At MFI, we were already supportive of prison reform that helps nonviolent criminals stay out of jail when appropriate, not least because doing time severely limits one’s ability to participate meaningfully in the economy following release. When we look at what it will take for Michigan to be prosperous again, we need to be removing barriers to employment, and those barriers are huge for the formerly incarcerated.

Turns out, prison reform could just as easily be a focus of our education agenda because over-incarceration is playing a significant role in making life really hard for a large number of Michigan kids, and undercutting the chance that they will be prepared for the economy of the future.

228,000 Children

In Michigan, 10 percent of kids have a parent in prison. 228,000 children. (According to last year’s Kids Count report, “A Shared Sentence.”)

A new report from the Economic Policy Institute claims that not only is it harmful–in a long-term, impacting life outcomes kind of way–for a child to have a parent in prison, but that it could be a significant driver of the achievement gap. (The “achievement gap” usually refers to the gap between black and white performance in our educational system.) The conclusion is logical when you think about it: with black men six times as likely to be incarcerated as white men, and one in three black men experiencing incarceration at some point in their lifetimes—the impacts are disproportionally going to fall on the children of those men, children of color.

The Impacts on Kids

While the researchers take pains not to attempt to quantify the impact precisely, they do share some remarkable factors. They have controlled for a variety of factors to do apples-to-apples comparisons, and find that, versus a child whose parents have never been incarcerated:

  • A child with a parent in prison is 48% more likely to have ADHD, and 43% more likely to have behavior issues.
  • A child with a parent in prison is 43% more likely to suffer from depression.
  • A child with a parent in prison is 23% more likely to experience developmental delays.

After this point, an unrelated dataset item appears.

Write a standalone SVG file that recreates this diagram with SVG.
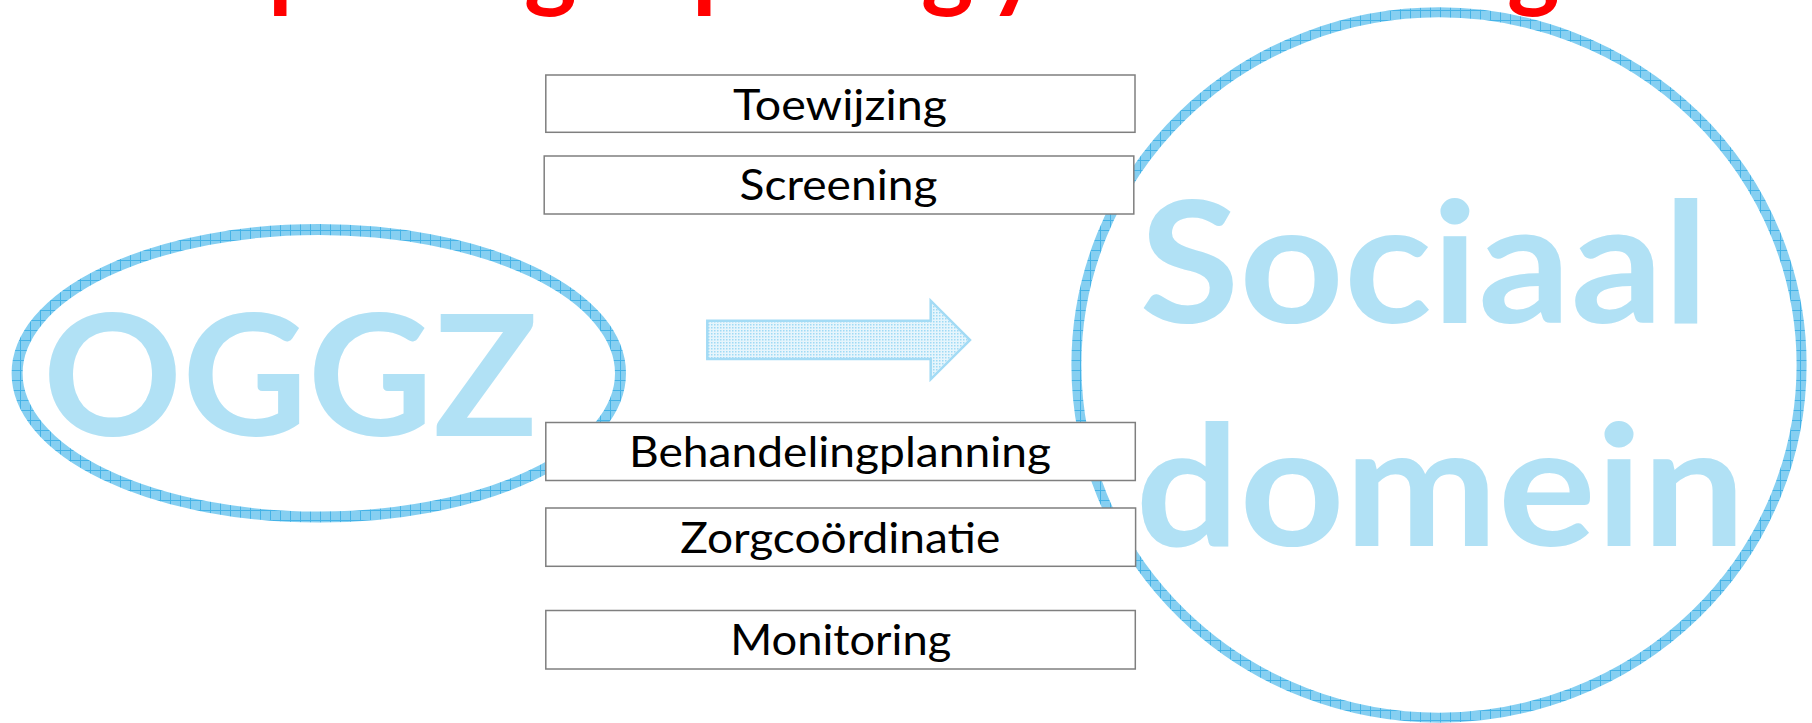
<svg xmlns="http://www.w3.org/2000/svg" width="1812" height="723" viewBox="0 0 1812 723">
<defs>
<pattern id="mesh" patternUnits="userSpaceOnUse" width="10" height="10">
<rect width="10" height="10" fill="#86cff1"/>
<path d="M0 0.5H10M0.5 0V10" stroke="#45b3e7" stroke-width="1"/>
</pattern>
<pattern id="dots" patternUnits="userSpaceOnUse" width="3" height="3">
<rect width="3" height="3" fill="#e6f5fc"/>
<rect width="1.5" height="1.5" fill="#9fdaf5"/>
</pattern>
<style>
.box{fill:#ffffff;stroke:#7f7f7f;stroke-width:1.5}
.lbl{font-family:Lato,"Open Sans","Liberation Sans",sans-serif;font-size:43px;fill:#000000;text-anchor:middle}
.big{font-family:Lato,"Open Sans","Liberation Sans",sans-serif;font-weight:bold;font-size:168px;fill:#b1e1f5;text-anchor:middle}
.ring{fill:none;stroke:url(#mesh)}
.title{font-family:Lato,"Liberation Sans",sans-serif;font-weight:bold;font-size:100px;fill:#ff0000}
</style>
</defs>
<rect width="1812" height="723" fill="#ffffff"/>
<g id="title">
<text class="title" y="-1"><tspan x="268">p</tspan><tspan x="524">g</tspan><tspan x="692">p</tspan><tspan x="921">g</tspan><tspan x="988">y</tspan><tspan x="1507">g</tspan></text>
</g>
<g id="sociaal-domein">
<ellipse class="ring" cx="1439" cy="365" rx="362.6" ry="352.7" stroke-width="10"/>
<text class="big" x="1424" y="322.7" textLength="569" lengthAdjust="spacingAndGlyphs">Sociaal</text>
<text class="big" x="1440.5" y="546.3" textLength="610" lengthAdjust="spacingAndGlyphs">domein</text>
</g>
<g id="oggz">
<ellipse class="ring" cx="318.8" cy="373.3" rx="301.7" ry="143.8" stroke-width="11"/>
<text class="big" x="290.3" y="435.7" textLength="495" lengthAdjust="spacingAndGlyphs">OGGZ</text>
</g>
<g id="connectors">
<polygon points="707.3,320.7 930.7,320.7 930.7,300.7 970,340 930.7,379.3 930.7,359 707.3,359" fill="url(#dots)" stroke="#a3dbf5" stroke-width="2.5"/>
</g>
<g id="toewijzing">
<rect class="box" x="545.8" y="75" width="589.2" height="57.3"/>
<text class="lbl" x="840" y="120" textLength="214" lengthAdjust="spacingAndGlyphs">Toewijzing</text>
</g>
<g id="screening">
<rect class="box" x="544.2" y="156" width="589.6" height="58"/>
<text class="lbl" x="838.5" y="200" textLength="198" lengthAdjust="spacingAndGlyphs">Screening</text>
</g>
<g id="behandelingplanning">
<rect class="box" x="545.8" y="422.5" width="589.5" height="58"/>
<text class="lbl" x="840" y="466.7" textLength="422" lengthAdjust="spacingAndGlyphs">Behandelingplanning</text>
</g>
<g id="zorgcoordinatie">
<rect class="box" x="545.8" y="508" width="589.8" height="58.3"/>
<text class="lbl" x="840.3" y="552.7" textLength="320" lengthAdjust="spacingAndGlyphs">Zorgcoördinatie</text>
</g>
<g id="monitoring">
<rect class="box" x="545.8" y="610.5" width="589.5" height="58.5"/>
<text class="lbl" x="840.7" y="655" textLength="221" lengthAdjust="spacingAndGlyphs">Monitoring</text>
</g>
</svg>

“Children of incarcerated fathers are 51 percent more likely to suffer from anxiety, 43 percent more likely to suffer from depression, and 72 percent more likely to suffer from post-traumatic stress disorder.”

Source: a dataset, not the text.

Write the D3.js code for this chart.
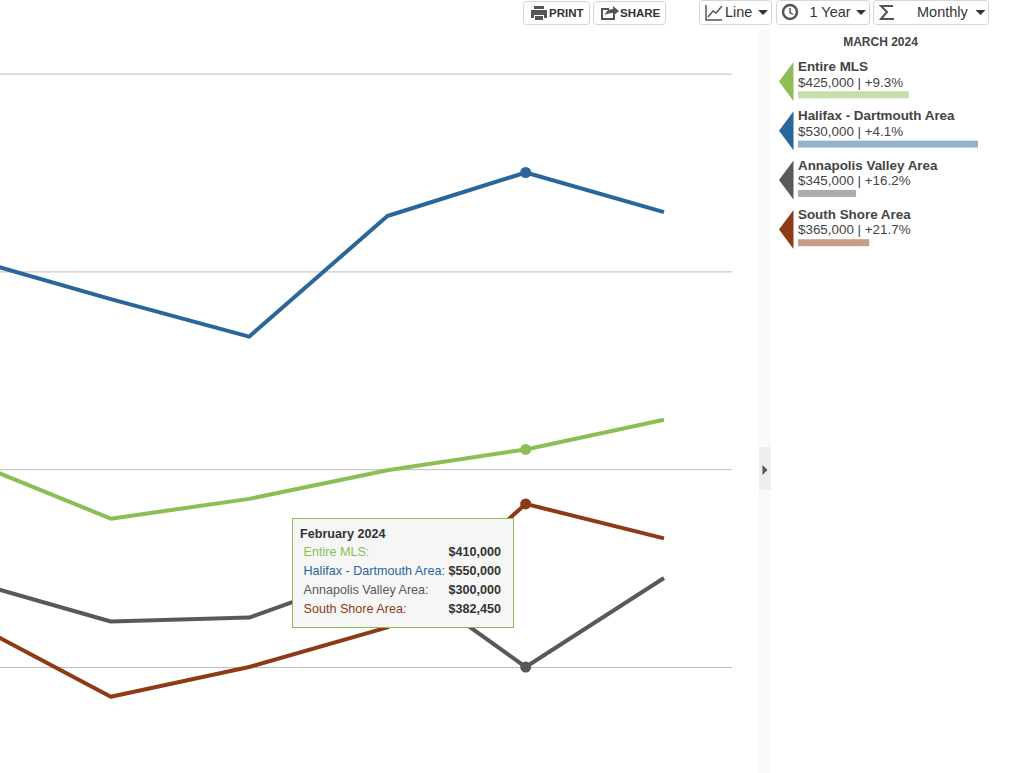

Not surprisingly, children with incarcerated parents are also more likely to engage in some of the behaviors that may lead, eventually, to their own induction to the justice system, like delinquency and marijuana use.

Naturally, all of these issues weave together in a complex dynamic of causality. Incarceration is wrapped up with poverty, joblessness, psychology, family culture, stigma in the community, stress, and trauma.

But what is clear is that when we over-incarcerate, the costs include worse life outcomes for children who were not themselves on trial.